Het half jaar dat het Vlaams Audiovisueel Fonds effectief werkt, is geen basis voor een evaluatie. Laat het dan ook duidelijk zijn dat niemand hier op zoek is naar resultaten. Als het VAF lang genoeg wacht, zal er wel één keertje een supertalent opstaan. Wat je naar onze mening van een intendant wel mag verwachten – zo gaat dat met intendanten – is een visie op het soort film waarin Vlaanderen nu moet gaan investeren om zijn zwakke faam en naam bij te spijkeren. ‘Kwaliteit is de norm’, zei de intendant-in-spe vorig jaar tijdens Cannes aan De Standaard. ‘We stellen ons de vraag of het project de moeite waard is en Europees potentieel heeft. In principe kan zelfs een film over K3 daaraan beantwoorden, als hij geestig en origineel gemaakt is. Kijk naar de films die Richard Lester over The Beatles maakte.’ Afgezien van de manke vergelijking, klonk dat niet echt slecht. Zeker niet als je daaraan de volgende uitspraak koppelt: ‘Het leuke aan film is dat je niet eens zoveel geld nodig hebt om talent te laten bovendrijven. Kijk naar Rosetta: wat heeft die gekost? Of internationale hits als Amores Perros of Festen. Wie een origineel scenario heeft en iets durft met zijn camera, kan zoals in de rock and roll meteen een wereldster worden.’

Als we die initiële geestdrift afzetten tegen de volstrekt tegenovergestelde uitspraken hieronder, is er maar één conclusie: de werkelijkheid die uit de aanvragen blijkt, heeft Vander Taelens enthousiasme in een mum van tijd genekt. Vlaanderen heeft allicht schrikbarend weinig talent en de filmintendant moet aanvragers dwingen zijn al heel karige geld aan te nemen. Het gevolg daarvan is dat in de eerste zes maanden van de nieuwe wind Jan Verheyen 625.000 euro (voor productie van Team Spirit II), Dominique Deruddere tussen 750.000 en 1.000.000 euro (voor productie van The Wedding Party), Lieven Debrauwer alvast 60.000 euro (voor ontwikkeling van Confituur), Marc Didden & Guido Henderickx 60.000 (voor ontwikkeling van De Koning van de Wereld) en Marc Didden ook nog eens 6250 euro (voor het scenario van Dagboek van een Klootzak) hebben gekregen. Het gaat er ons helemaal niet om dat de vernoemde mensen geen geld mogen ontvangen. Wat ons interesseert, is de logica achter een montere voortzetting van de subsidiepolitiek.

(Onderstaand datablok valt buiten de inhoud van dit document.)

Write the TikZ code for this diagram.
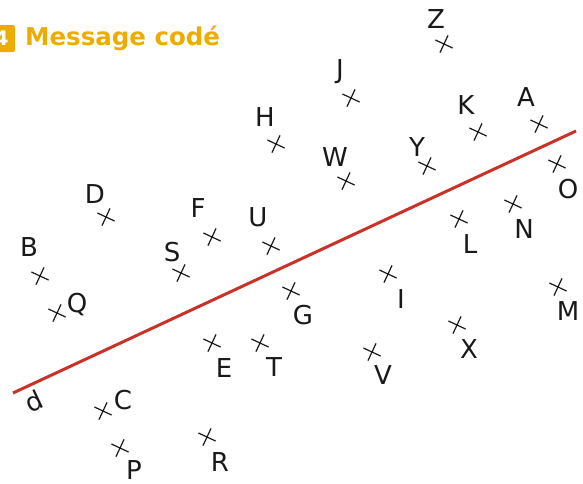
\documentclass[tikz,border=0pt]{standalone}
\usepackage{fontspec}
\setmainfont{DejaVu Sans}
\usetikzlibrary{positioning}
\definecolor{gold}{RGB}{236,172,0}
\definecolor{brick}{RGB}{200,50,40}
\definecolor{ink}{RGB}{25,25,25}
\tikzset{
  lettre/.style={inner sep=0pt,text=ink,text height=19pt,text depth=0pt,
    font=\fontsize{26}{26}\selectfont},
  pics/croix/.style={code={
    \draw[ink,line width=1.2pt,rotate=-25] (-9.5,0) -- (9.5,0) (0,-9.5) -- (0,9.5);
  }},
  droite/.style={draw=brick,line width=3pt},
}
\begin{document}
\begin{tikzpicture}[x=1pt,y=-1pt]
  \useasboundingbox (0,0) rectangle (583,483);
  % title
  \node[fill=gold,rounded corners=2pt,minimum width=27pt,minimum height=27pt,
    text=white,font=\bfseries\fontsize{20}{20}\selectfont] (badge) at (1.5,38.5) {4};
  \node[anchor=base west,inner sep=0pt,text=gold,
    font=\bfseries\fontsize{24.5}{24.5}\selectfont] (titre) at (25,45) {Message codé};
  % the line d
  \coordinate (d1) at (13,393);
  \coordinate (d2) at (576,131);
  \draw[droite] (d1) -- (d2);
  \node[lettre,rotate=25] (ld) at (34,401) {d};
  % points and their letters
  \foreach \n/\x/\y/\lx/\ly in {
      Z/444/44/436/19, J/351/98/340/69, H/276/144/265/117, W/346/181/335/157,
      Y/427/166/417/147, K/478/132/466/105, A/539/124/526/97, O/557/164/568/189,
      N/513/204/524/229, L/459/219/470/244, D/106/217/95/194, F/212/237/198/208,
      U/271/246/258/217, S/181/273/172/252, B/40/276/29/247, Q/57/313/77/303,
      G/291/291/303/315, I/388/274/401/299, M/558/287/568/311, X/457/325/469/349,
      V/372/352/383/375, E/212/343/224/368, T/260/343/274/367, C/103/411/123/400,
      P/120/448/134/470, R/207/437/220/462}{
    \coordinate (\n) at (\x,\y);
    \pic at (\n) {croix};
    \node[lettre] (l\n) at (\lx,\ly) {\n};
  }
\end{tikzpicture}
\end{document}
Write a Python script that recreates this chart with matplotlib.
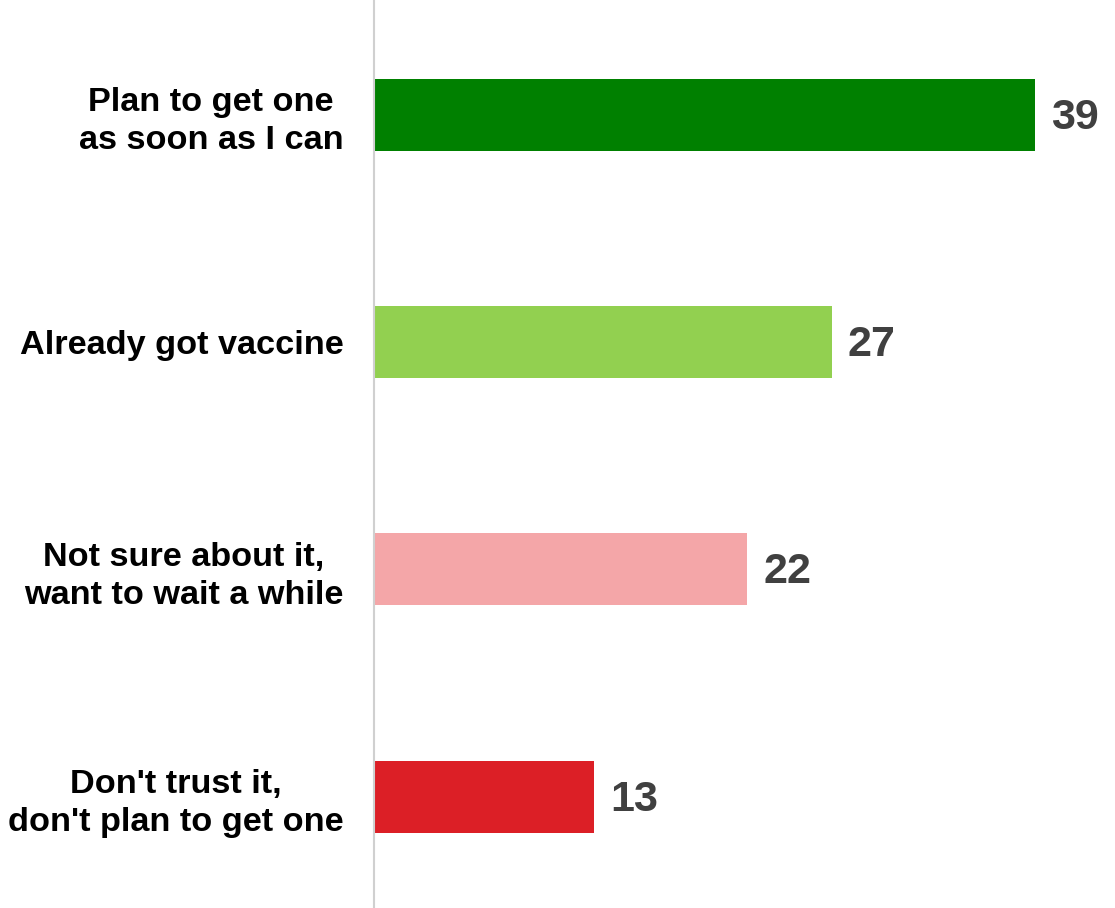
import matplotlib.pyplot as plt
from matplotlib.transforms import ScaledTranslation

# ==========================================
# DATA
# ==========================================

categories = [
    "Plan to get one\nas soon as I can",
    "Already got vaccine",
    "Not sure about it,\nwant to wait a while",
    "Don't trust it,\ndon't plan to get one"
]

values = [39, 27, 22, 13]

colors = [
    "#008000",
    "#92D050",
    "#F4A6A8",
    "#DC1F26"
]

# ==========================================
# FIGURE
# ==========================================

plt.rcParams["font.family"] = ["Liberation Sans", "DejaVu Sans"]

fig = plt.figure(
    figsize=(11.15, 9.08),
    dpi=100
)

ax = fig.add_axes([374 / 1115, 0, 741 / 1115, 1])

positions = list(range(len(categories)))

ax.barh(
    positions,
    values,
    height=0.317,
    color=colors
)

for pos, val in zip(positions, values):
    ax.annotate(
        str(val),
        xy=(val, pos),
        xytext=(16, -3),
        textcoords="offset pixels",
        ha="left",
        va="center",
        fontsize=31,
        fontweight="bold",
        color="#404040"
    )

ax.set_xlim(0, 43.7)
ax.set_ylim(3.49, -0.505)

ax.set_yticks(positions)
ax.set_yticklabels(
    categories,
    fontsize=24.7,
    fontweight="bold",
    color="black",
    linespacing=1.3
)

# nudge labels up a touch
shift = ScaledTranslation(0, 3 / 100, fig.dpi_scale_trans)
for label in ax.get_yticklabels():
    label.set_multialignment("center")
    label.set_transform(label.get_transform() + shift)

ax.tick_params(
    axis="y",
    length=0,
    pad=22
)
ax.set_xticks([])

for side in ["top", "right", "bottom"]:
    ax.spines[side].set_visible(False)

ax.spines["left"].set_color("#d0d0d0")
ax.spines["left"].set_linewidth(1.5)

fig.savefig("out.png", dpi=100)
plt.close()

Discussiecultuur is een woord dat Vlaanderen nauwelijks of niet kent, dat weten we al langer dan vandaag. Ook over Vlaamse films wordt al snel gezegd dat critici uit blijk van respect en ondersteuning beter maar geen slechte dingen schrijven. De rol die oprecht geëngageerde critici ooit speelden in de filmgeschiedenis, met een bijna rechtstreekse impact op de evolutie van cinema, wordt in Vlaanderenland door de sector hatelijk uitgespuwd. Dat de Nouvelle Vague, wellicht de meest invloedrijke ‘beweging’ van de vorige eeuw, begon met filmkritiek en zorg om een ‘nationale’ cinema, lijkt iedereen vergeten. Dat de grootste generatie Amerikaanse filmmakers, diegene die opkwam begin jaren zeventig en niet zelden rechtstreeks was beïnvloed door de Vague, op een ‘filmkritische’ manier cinema maakte, wordt hier weggehoond.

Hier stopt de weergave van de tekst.